Depuis 2011 et jusqu’à 2025, il oblige EDF à mettre à disposition de ces fournisseurs 100 TWh (environ un quart de sa production nucléaire) à un tarif déterminé. Ce tarif, fixé à 42 €/MWh depuis 2012, n’a pas été réévalué depuis, contrairement à ce qui était prévu dans la loi. On l’a vu plus haut, il ne permet pas à EDF de couvrir les coûts du nucléaire, et l’entreprise, tout comme la Commission de régulation de l’énergie, en demandent sans succès la réévaluation. L’Arenh s’éteint en 2025, mais quid d’ici là ? La Cour des comptes elle-même note que le statu quo n’est pas acceptable car les fournisseurs alternatifs bénéficient avec l’Arenh de la « rente nucléaire », sans financer les actifs du parc de production, ce qui pèse sur les comptes d’EDF et potentiellement sur le financement de la sécurité. De plus, ces fournisseurs n’ont engagé aucun investissement dans des moyens de production de base (non intermittents), s’exonérant donc de la préoccupation de la continuité de service. Le devenir de l’Arenh doit être maintenant questionné dans le cadre d’un service public dans lequel EDF joue un rôle central.
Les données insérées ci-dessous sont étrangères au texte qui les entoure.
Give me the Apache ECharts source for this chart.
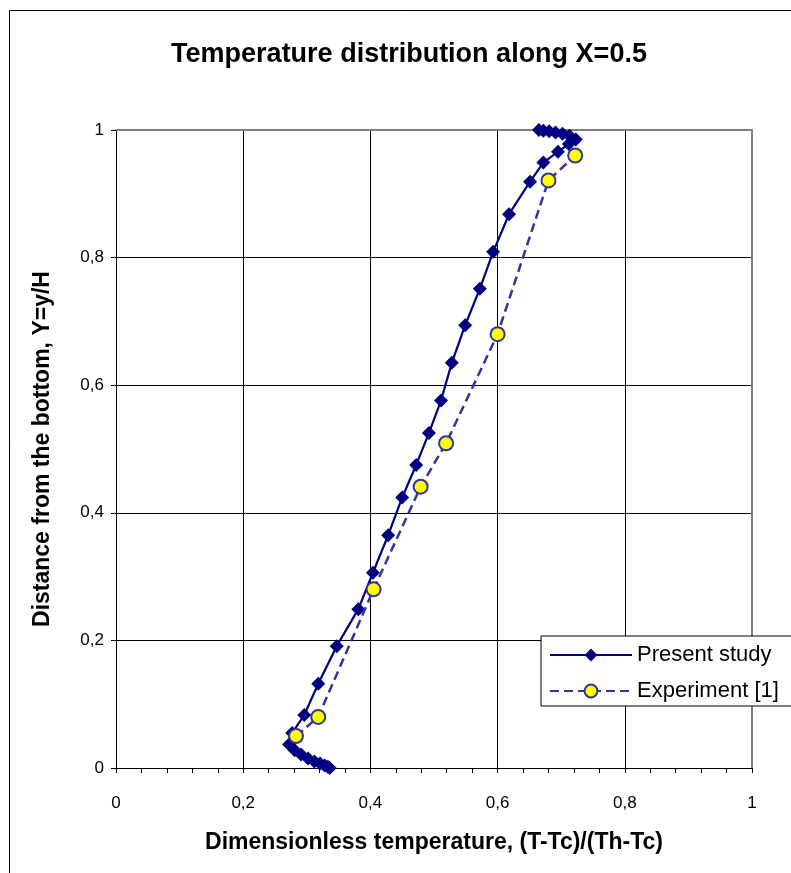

Ne serait-il pas juste que le gouvernement impose dès à présent un co-financement des actifs aux fournisseurs alternatifs, par une hausse de l’Arenh permettant à EDF de couvrir les coûts de production et de maintenance ?
Quel avenir pour EDF international ?
Dans le contexte de libéralisation actée en 1996, l’État et la direction d’EDF ont entériné une très capitaliste politique d’expansion internationale de l’entreprise. À la fin des années 1990, l’objectif était de réaliser 50 % du chiffre d’affaires hors hexagone. Cette aventure s’est traduite au cours des années 2000 par d’énormes investissements, payés par les usagers, destinés au rachat d’autres entreprises en Europe et en Amérique… avec un retour sur investissement pour le moins faible et la formation de l’essentiel de la dette actuelle du groupe ! Aujourd’hui, si l’on souhaite favoriser la souveraineté énergétique de chaque pays, n’est-il pas temps de questionner le bien-fondé des actifs internationaux d’EDF ?
Conclusion
Le projet Hercule obéit à une logique économique et politique qui est incompatible avec les objectifs sociaux, écologiques et démocratiques de la transition. Il doit être abandonné pour laisser place à un véritable service public de l’électricité.
NOTE :
1 : Source: Service des données et études statistiques (SDES) du Commissariat général au développement durable.